La carrière et la vie de Marcel Pomerlo ont été marquées par ses lectures. Avec Michel-Maxime Legault, il présente Parfois, la nuit, je ris tout seul, d'après des textes du plus québécois des écrivains français, Jean-Paul Dubois. Il s'agit d'une adaptation de cinq des récits de l'auteur d'Une vie française qui se déroulera un peu partout dans les trois étages du Théâtre de Quat'Sous, du 24 avril au 4 mai.

Votre premier souvenir de lecture?

«Comme fils d'épicier, j'ai lu très jeune les journaux comme Le Soleil et Le jour à la fin des années 60. À l'école, j'ai lu les Fables de La Fontaine. Je trouve que Jean de La Fontaine est un poète extraordinaire. Mais je lisais beaucoup d'articles sur Anne Hébert, alors j'ai pris un de ses livres à la bibliothèque, Le torrent, son recueil de nouvelles. J'ouvre le livre et découvre cette phrase extraordinaire: "J'étais un enfant dépossédé du monde". Ce n'est pas une comptine, mais ça me parlait.
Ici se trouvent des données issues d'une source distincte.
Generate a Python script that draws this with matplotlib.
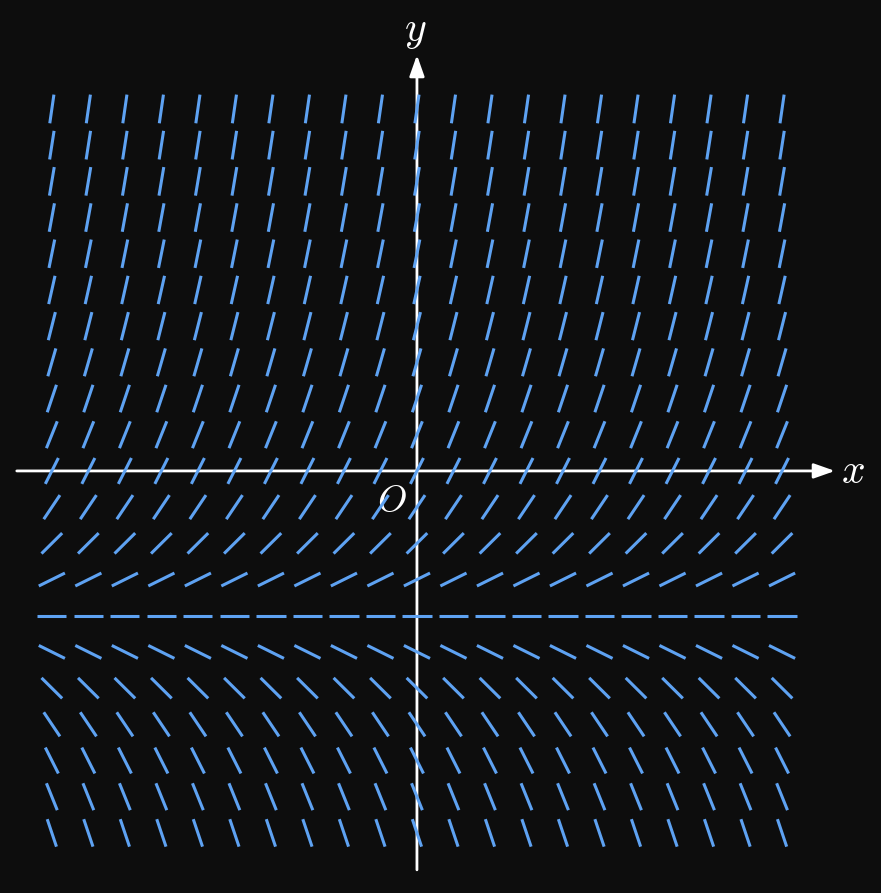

J'ai eu une enfance assez trouble et, tout d'un coup, j'ai été mis en contact avec la puissance d'une très grande auteure.»

Le livre qui a changé votre vie?

«Lettre à un jeune poète de Rainer Maria Rilke. Ce livre parle du lien à l'art et à la création. C'est l'engagement profond dans l'art, le rôle social de l'artiste et du penseur en lien avec la souffrance et la solitude. L'artiste doit transcender ça pour trouver un sens. Rilke dit à l'artiste que la vie est souffrance, mais qu'il peut en faire quelque chose. L'écriture est très belle aussi. Ça nous ramène à l'idée de quête. Pour toute personne, jeune et moins jeune, artiste ou non, c'est un apport philosophique au combat pour être soi, pour se révéler à soi-même.»

Le livre écrit par un auteur pour lequel vous avez une grande admiration?

«Le récit La nuit d'Elie Wiesel m'a fait tomber en bas de ma chaise. C'est l'oeuvre qui arrive à nommer l'innommable des camps de la mort. C'est une très belle écriture. C'est très fort. Il a mis 20 ans avant d'y arriver. Il témoigne du pire de l'homme. Elie Wiesel a survécu et a la force de trouver les mots. Au-delà de la résilience et du devoir de mémoire, c'est sa grande dignité qui impressionne. Il demeure très noble en décrivant ce qu'il y a de pire en l'humain. Je l'ai fait en spectacle, et Gérard Poirier lisait la préface qu'a écrite François Mauriac. C'est un auteur que j'ai beaucoup visité, Elie Wiesel, et que j'ai rencontré lors d'une visite à Montréal.»

Le livre qui est sur votre table de chevet en ce moment?

«Duras, cette série d'entretiens qui vient tout juste de paraître et qui s'appelle Le dernier des métiers. C'est un personnage tout à fait fascinant que j'ai beaucoup lu. Je suis très curieux de son intelligence, de la façon dont elle voit le monde. L'écriture l'a sauvée. Avoir écrit la phrase "quand j'écris, je ne meurs pas" à elle seule vaudrait un prix Goncourt. C'était sa vie, sa respiration. C'est une grosse brique qui rassemble tous les entretiens qu'elle a accordés à la télé, à la radio et dans les journaux. Duras, c'est une musicalité très singulière.»

Ce que vous avez l'intention de lire ce printemps?

«Une vie à s'écrire de Jérôme Picon à propos de Marcel Proust et du sens de l'écriture dans sa vie. Ça me semble très intéressant. C'est un auteur qui m'a beaucoup accompagné. Je suis curieux de voir ce qu'il dit de l'écriture. Un peu comme Duras, c'est quelqu'un qui a un regard sur le monde et la société extraordinaire, très singulier. La fin d'À la recherche du temps perdu et les huit dernières années, c'était une vie à écrire, c'était ça. J'ai trouvé le spectacle qu'a monté Sylvie Moreau à propos de Proust très réussi. C'était tout un défi.»

Le livre que vous relisez de temps en temps?

«Geneviève Robitaille. Elle était mon amie d'enfance et ma grande amie jusqu'à son décès. Elle a écrit cinq livres formidables, malgré sa maladie dégénérative, qui sont de petits traités de philosophie. C'est un regard sur le monde composé de récits autofictifs. Éloge des petits riens, entre autres, a été très bien reçu par le public comme par la critique. Il a été monté au théâtre et sera repris aussi. Chaque mot chez Geneviève, comme elle était malade, comptait énormément. Relisons Geneviève Robitaille pour le bien de tous.»